Soon staff could be fleshing out a “menu” of policy options to help the city achieve its Equitable Transit Oriented Development goals
As City Council prepares to adopt an Equitable Transit Oriented Development plan, staff is trying to manage expectations – while it’s an important document, it’s not going to suddenly transform Austin’s land use regulations.
It’s best to think of the ETOD document as “a plan for how to plan in the future,” staff explained in a March 6 memo to Council. Adoption directs staff to flesh out a “menu of future (policy) options” to help Austin achieve its ETOD goals, which through encouraging both housing and workspaces along Project Connect’s rail and bus lines aim to ensure that Austin’s improved and transformed transit network is accessible and beneficial to all incomes and ethnicities.
That menu of options would include “systemwide” amendments to the Land Development Code, such as an ETOD overlay to enable a new bonus program at some station areas granting increased entitlements in exchange for affordable housing, nonprofit office space, parkland, etc.

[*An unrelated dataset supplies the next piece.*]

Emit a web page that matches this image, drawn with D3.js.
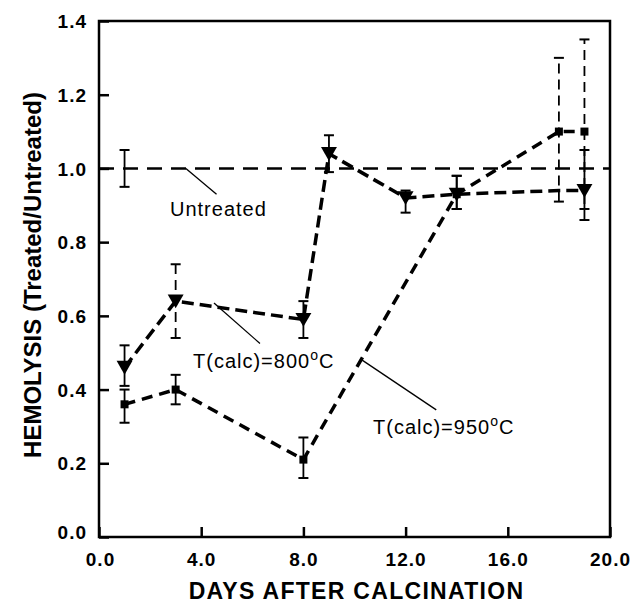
<!doctype html>
<html lang='en'>
<head>
    <meta charset='UTF-8'>
    <title>Hemolysis</title>
    <style>
        html, body { margin: 0; background: #fff; }
        svg { display: block; }
        text { font-family: "Liberation Sans", Arial, sans-serif; fill: #000; }
    </style>
</head>
<body>
    <script src='https://d3js.org/d3.v7.min.js'></script>
    <div class='chart'></div>
    <script>
        // values
        const xTicks = [0, 4, 8, 12, 16, 20];
        const yTicks = [0, 0.2, 0.4, 0.6, 0.8, 1.0, 1.2, 1.4];

        const days800 = [1, 3, 8, 9, 12, 14, 18, 19];
        const hem800 = [0.46, 0.64, 0.59, 1.04, 0.92, 0.93, 0.94, 0.94];
        const hi800 = [0.52, 0.74, 0.64, 1.09, 0.94, 0.98, null, 1.05];
        const lo800 = [0.41, 0.54, 0.54, 0.99, 0.88, 0.89, null, 0.89];

        const days950 = [1, 3, 8, 14, 18, 19];
        const hem950 = [0.36, 0.40, 0.21, 0.93, 1.10, 1.10];
        const hi950 = [0.40, 0.44, 0.27, 0.98, 1.30, 1.35];
        const lo950 = [0.31, 0.36, 0.16, 0.89, 0.91, 0.86];

        const untreated = 1.0;
        const untreatedErr = {day: 1, hi: 1.05, lo: 0.95};

        const width = 634, height = 605;
        const plot = {left: 99, right: 610, top: 21, bottom: 537};

        const svg = d3.select('.chart').append('svg')
            .attr('width', width)
            .attr('height', height);

        const x = d3.scaleLinear().domain([0, 20]).range([plot.left, plot.right]);
        const y = d3.scaleLinear().domain([0, 1.4]).range([plot.bottom, plot.top]);

        // frame
        svg.append('rect')
            .attr('x', plot.left).attr('y', plot.top)
            .attr('width', plot.right - plot.left)
            .attr('height', plot.bottom - plot.top)
            .attr('fill', 'none')
            .attr('stroke', '#000')
            .attr('stroke-width', 2.5);

        // axes, ticks inward
        const xAxis = svg.append('g')
            .attr('transform', 'translate(0,' + plot.bottom + ')')
            .call(d3.axisBottom(x).tickValues(xTicks).tickSize(-10).tickPadding(15)
                .tickFormat(d3.format('.1f')));
        const yAxis = svg.append('g')
            .attr('transform', 'translate(' + plot.left + ',0)')
            .call(d3.axisLeft(y).tickValues(yTicks).tickSize(-10).tickPadding(12)
                .tickFormat(d3.format('.1f')));

        [xAxis, yAxis].forEach((g) => {
            g.select('.domain').remove();
            g.selectAll('line').attr('stroke', '#000').attr('stroke-width', 2.5);
            g.selectAll('text')
                .style('font-size', '19px')
                .style('font-weight', 'bold')
                .style('letter-spacing', '1px')
                .attr('fill', '#000');
        });
        xAxis.selectAll('text').attr('dy', '0.75em');
        yAxis.selectAll('text').attr('dx', '0').attr('dy', '0.35em');
        // edge labels hang off the corner
        xAxis.selectAll('.tick').filter((d) => d === 0).select('text').attr('x', 1);
        yAxis.selectAll('.tick').filter((d) => d === 0).select('text').attr('dy', '0.1em');

        // axis titles
        svg.append('text')
            .attr('x', (plot.left + plot.right) / 2 + 2)
            .attr('y', 599)
            .attr('text-anchor', 'middle')
            .style('font-size', '23px')
            .style('font-weight', 'bold')
            .style('letter-spacing', '1.3px')
            .text('DAYS AFTER CALCINATION');

        svg.append('text')
            .attr('transform', 'translate(41,' + 275 + ') rotate(-90)')
            .attr('text-anchor', 'middle')
            .style('font-size', '24px')
            .style('font-weight', 'bold')
            .text('HEMOLYSIS (Treated/Untreated)');

        // untreated reference
        svg.append('line')
            .attr('x1', plot.left).attr('x2', plot.right)
            .attr('y1', y(untreated)).attr('y2', y(untreated))
            .attr('stroke', '#000')
            .attr('stroke-width', 2.5)
            .attr('stroke-dasharray', '15,9');

        function errorBar(day, lo, hi) {
            if (lo == null) return;
            const dashed = hi - lo >= 0.19;
            const g = svg.append('g');
            g.append('line')
                .attr('x1', x(day)).attr('x2', x(day))
                .attr('y1', y(lo)).attr('y2', y(hi))
                .attr('stroke', '#000')
                .attr('stroke-width', 1.8)
                .attr('stroke-dasharray', dashed ? '10,6' : null);
            [lo, hi].forEach((v) => {
                g.append('line')
                    .attr('x1', x(day) - 5).attr('x2', x(day) + 5)
                    .attr('y1', y(v)).attr('y2', y(v))
                    .attr('stroke', '#000')
                    .attr('stroke-width', 2);
            });
        }

        errorBar(untreatedErr.day, untreatedErr.lo, untreatedErr.hi);
        days800.forEach((d, i) => errorBar(d, lo800[i], hi800[i]));
        days950.forEach((d, i) => errorBar(d, lo950[i], hi950[i]));

        const line = d3.line()
            .x((d) => x(d[0]))
            .y((d) => y(d[1]));

        svg.append('path')
            .datum(days800.map((d, i) => [d, hem800[i]]))
            .attr('d', line)
            .attr('fill', 'none')
            .attr('stroke', '#000')
            .attr('stroke-width', 3.5)
            .attr('stroke-dasharray', '12,6');

        svg.append('path')
            .datum(days950.map((d, i) => [d, hem950[i]]))
            .attr('d', line)
            .attr('fill', 'none')
            .attr('stroke', '#000')
            .attr('stroke-width', 3.5)
            .attr('stroke-dasharray', '11,7');

        // markers
        const tri = d3.symbol().type(d3.symbolTriangle).size(110);
        svg.selectAll('.m800')
            .data(days800.map((d, i) => ({day: d, v: hem800[i], e: hi800[i]})).filter((d) => d.e != null))
            .enter().append('path')
            .attr('d', tri)
            .attr('transform', (d) => 'translate(' + x(d.day) + ',' + (y(d.v) - 2) + ') rotate(180)')
            .attr('fill', '#000');

        svg.selectAll('.m950')
            .data(days950.map((d, i) => ({day: d, v: hem950[i]})))
            .enter().append('rect')
            .attr('x', (d) => x(d.day) - 4)
            .attr('y', (d) => y(d.v) - 4)
            .attr('width', 8)
            .attr('height', 8)
            .attr('fill', '#000');

        // annotations
        function label(tx, ty, main, lx1, ly1, lx2, ly2) {
            svg.append('line')
                .attr('x1', lx1).attr('y1', ly1)
                .attr('x2', lx2).attr('y2', ly2)
                .attr('stroke', '#000')
                .attr('stroke-width', 1.3);
            const t = svg.append('text')
                .attr('x', tx).attr('y', ty)
                .style('font-size', '20px')
                .style('letter-spacing', '1px');
            t.append('tspan').text(main);
            return t;
        }

        label(170, 216, 'Untreated', x(3.4), y(1.0), x(4.6), y(0.93));

        const t800 = label(193, 368, 'T(calc)=800', x(4.5), y(0.635), x(6.3), y(0.525));
        t800.append('tspan').attr('dy', '-8').style('font-size', '14px').text('o');
        t800.append('tspan').attr('dy', '8').text('C');

        const t950 = label(373, 434, 'T(calc)=950', x(10.3), y(0.48), x(13.2), y(0.345));
        t950.append('tspan').attr('dy', '-8').style('font-size', '14px').text('o');
        t950.append('tspan').attr('dy', '8').text('C');
    </script>
</body>
</html>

The memo stresses the “urgency” of the work to come as private buyers have snatched up land around stations or initiated projects that may not best achieve ETOD goals. “We are already behind as a community in preparing for the success of Project Connect,” the memo reads.
This tightrope walk is an attempt to tamp down some egregious anti-ETOD misinformation coming from the activists against meaningful reforms to Austin’s land use rules. No, the ETOD plan will not “designate all bus stops in the city as ETOD locations” as some have claimed. (There are around 2,400 bus stops throughout Cap Metro’s service area; there may be as many as 100 ETOD station areas.) Likewise, Council’s vote this week will not eliminate single-family zoning in Austin; new SF construction is not allowed within parts of the existing nine TODs in the Land Development Code, but that may not be required with ETOD.
Council agrees on the need to increase housing around Project Connect stations, but the ETOD plan does not establish by how much, which Council Member Chito Vela hopes to address Thursday with amendments. “If we don’t have fixed goals we’re moving toward,” Vela said at Council’s Mar. 7 work session, “then how does that guide our plan? The lack of firm goals for population densities around stations concerns me.” Staff responded that it plans to engage station-area communities more before establishing such goals.
The city, Cap Metro, and their joint venture the Austin Transit Partnership do have a timeline following ETOD plan adoption. Year One of the station-area planning work will include the North Lamar and South Congress Transit Centers (the initial termini of the central rail Orange Line), three stations (including Colony Park) on the proposed MetroRail Green Line serving the Eastern Crescent, and eight Metro Rapid bus lines in the Project Connect vision plan. Staff will also draft the ETOD overlay, which once approved by Council could be applied to any of these.
The ETOD plan includes many more tools – and thus many opportunities for staff to get distracted. CM Alison Alter drew attention to this possibility, noting that the city’s Housing and Planning Department is already understaffed. “I’m concerned with trying to do everything, we do nothing,” Alter said. Light rail stations will be a priority, Annick Beaudet – the city’s lead on Project Connect – responded. Cap Metro and ATP plan to provide major updates to light rail plans at a community event scheduled for March 21, so it’s not clear what will make the cut.
Improving land-use policies around planned transit will go a long way in improving Project Connect’s chances of substantial funding from the Federal Transit Administration; its first FTA-funding scorecard is expected in summer 2024. “Passing a plan and policy is one thing,” Beaudet explained to Council, but “showing demonstrated outcomes of those plans and policies is the most important part.” To demonstrate that progress, staff hopes to have some ETOD planning completed, or at least deep in progress, by next summer.